Paul van der Velde over Hindoeïsme, Boeddhisme en westerse esoterie

Woudkapel, Bilthoven 17/2/2025

Paul van der Velde over Hindoeïsme, Boeddhisme en westerse esoterie

Onze globe is op tilt geslagen. In het Westen pokeren twee wereldmachten om het lot van Ukraïne. De ene partij treedt op namens een onvervalste imperialistische oorlogsvoerder, tevens CEO van een oligarchische piramide in het Kremlin, en – niet te vergeten – moordenaar van Aleksej Navalny; de andere partij handelt uit naam van een criminele narcist, die als ceremoniemeester van een plutocratische gelegenheidskongsi zetelt in het Witte Huis. De spelleider is de moordenaar van de journalist Jamal Khashoggi.
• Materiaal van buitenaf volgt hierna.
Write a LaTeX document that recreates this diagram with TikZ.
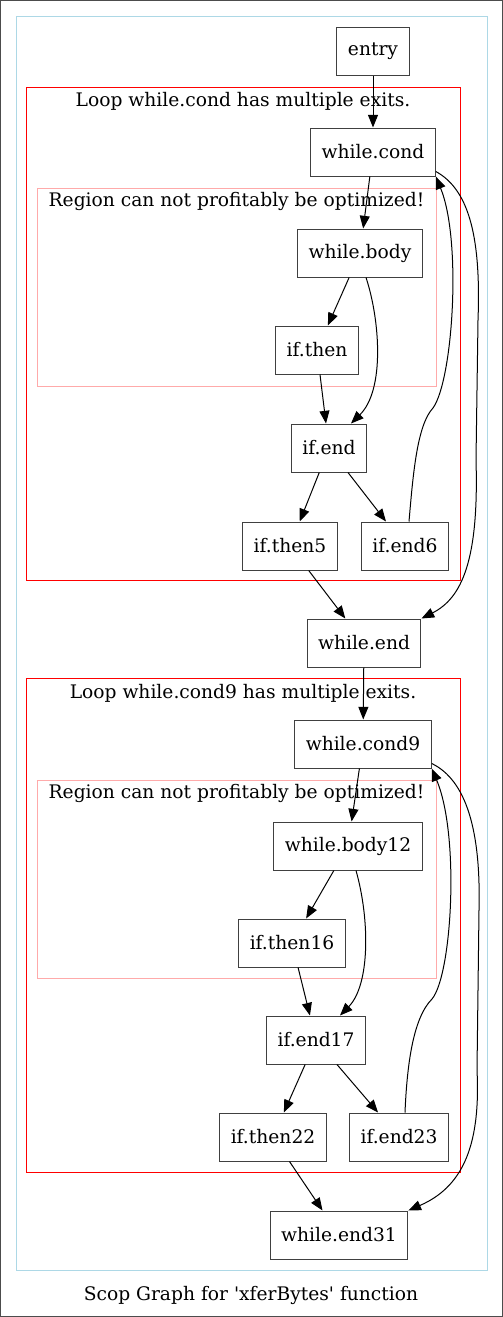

Wat zien we in het Oosten? Tibet zit gevangen in de tentakels van de Chinese machthebber Xi, en in India ontplooit Modi een radicaal Hindoestaans nationaal-populisme.

In de Woudkapel komen we op adem. Prof. dr. Paul van der Velde beantwoordt de vraag: ‘Hoe is de Oosterse wijsheid in onze Westerse contreien terecht gekomen?’

Als groentje in de wereld van Oosterse meditatie, religie, en wijsheidsleer wist ik niet wat ik hoorde. Het merendeel van de eigennamen, begrippen, verwijzingen naar tradities en wat dies meer zij, waren nieuw voor me. In een ver verleden heb ik ooit een semester Hindoeisme gevolgd bij prof. Hoens; wat later heb ik me redelijk verdiept in de satyagraha van Mahatma Gandhi. Verder heb ik in de loop der jaren een en ander opgestoken over hippies die geporteerd waren voor het Oosten, Bhagwan, of Hara Krishna en tussendoor heb ik wel eens wat gelezen van en gehoord over Matthieu Ricard, de Franse spreekbuis van de Dalai Lama.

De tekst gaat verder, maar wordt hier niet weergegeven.